I almost blacked out when the nurse at the Colonial Health Center told me that my $10 instant blood test was “a strong positive” for mono. It was midterms. I had five tests over the next four days and it took two people and a ginger ale to keep me from fainting off the examination table from anxiety. I was prescribed a high-strength dose of ibuprofen and a steroid for my pain, but the only thing I was given for my classes was a vague, standardized note that asked my professors to “consider my diagnosis when assessing class absence and assignment completion.” Turns out, the other unwritten symptoms of mono include low attendance, dropping grades and falling behind in every subject.

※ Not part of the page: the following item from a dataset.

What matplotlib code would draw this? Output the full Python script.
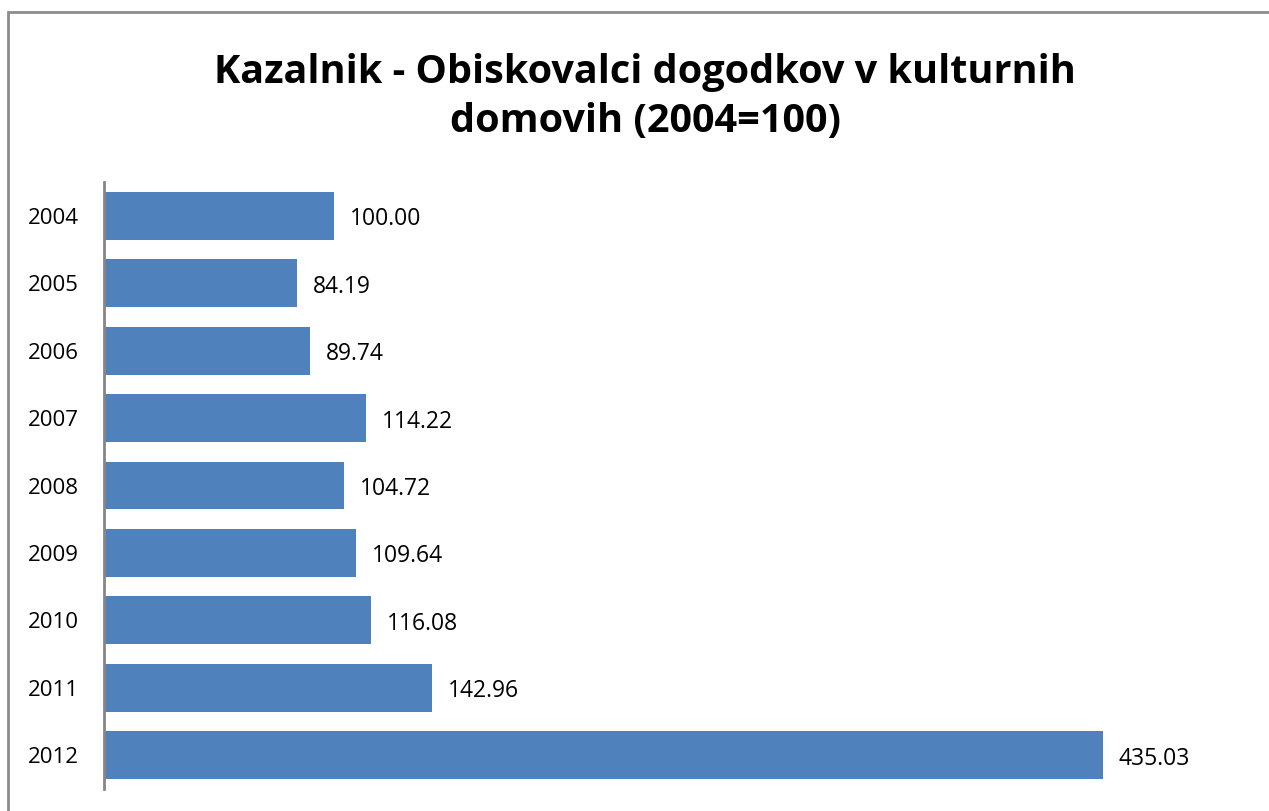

My doctor’s note didn’t offer professors an explanation of my individual case, which was severe to say the least: I had a 102 degree fever, achy joints, splitting headaches, swollen lymph nodes and on top of everything, I caught a rare strain of strep throat. But my professors would never know that, nor were they required to accommodate me. Bismark State College classifies mono as a temporary medical condition so that students can qualify for services like extra allotted absences, notetakers and even special testing circumstances during the course of their illness. To alleviate additional headaches for students with mono, GW should integrate similar, low-cost policies into their Disability Support Services office so that a mono diagnosis is not a GPA death-sentence.
Although the “kissing disease” seems infamous, most people don’t actually understand mono. Mono is caused by the Epstein-Barr virus. It is easy to catch and college campuses seem to be a breeding ground for the illness. It is transmitted through saliva, so anyone can be infected through a cough or sneeze, or by sharing glasses and food utensils. More than 95 percent of adults in the U.S. have been exposed to Epstein-Barr, but only 35 to 50 percent of these adolescents and young adults ages 10 to 19 develop symptoms. Symptoms like fever and sore throat usually lessen within a couple of weeks, but extreme fatigue and painful lymph nodes can last for months longer. At the bare minimum, GW’s mono note should add a short description of what mono is and the symptoms commonly associated with it so that students don’t need to educate their professors.
Missing two weeks of class feels like a lifetime. My perfect attendance record was tarnished and consequently, so were my grades. I’m taking a 7 a.m. LSPA class this year on high-intensity interval training workouts, and like the name implies, it’s intense. Despite the fact many patients with mono have enlarged spleens that could rupture unless they avoid strenuous exercise, it is University policy to fail students who miss more than six sessions of an LSPA class. I don’t plan to fail my college gym class, but it became a close possibility.
Students with mono at Drexel University don’t have to worry about dropping a class due to low attendance because their health center provides excused absence notes directly to professors for students who will be out of class for an extended period of time. Franklin and Marshall College offers the same kind of policy, and their director of health services will personally email professors with the student’s consent. GW should allow extra excused absences for students who are diagnosed with mono, especially if participating in class activities could worsen their condition.
Even in my classes with “unlimited excused absences,” I was still struggling to study for tests and quizzes with blank notebooks and no lecture notes. Very few of my professors post daily notes on Blackboard and classmates around me weren’t able to give me helpful notes. Texas A&M University’s Counseling and Career Services Office helps to prevent students from falling behind by recruiting volunteer note takers for students with temporary disabilities, which includes severe cases of mono. GW already recruits note takers, but they’re only available to students who are registered with DSS. Because this is a pre-existing service, it would be easy to include students with mono.
After 23 emails to my professors, I was able to schedule makeup tests for two of my midterms. And following a few all-nighters – which were not recommended by my doctor – I’m very proud of the B’s I earned. But perhaps if GW had an alternative-environment testing center, rescheduling would have been less of a hassle for my professors and me. At the College of St. Scholastica, the Center for Equal Access’ Testing Center can be used by students who were diagnosed with illnesses that have long-term effects, like mono. St. Scholastica’s testing center is located in their library and there’s definitely some unused space in Gelman Library that could be designated for the same purpose.
At any given time, there are 11 to 48 cases of mono for every 1,000 college students, and symptoms can linger for weeks and even months. It’s mid-November and my health is on the mend, but my grades are still recovering because GW’s support for students with mono needs to consist of more than just two sentences on a piece of paper.
Sydney Erhardt, a senior majoring in international affairs, is a Hatchet columnist.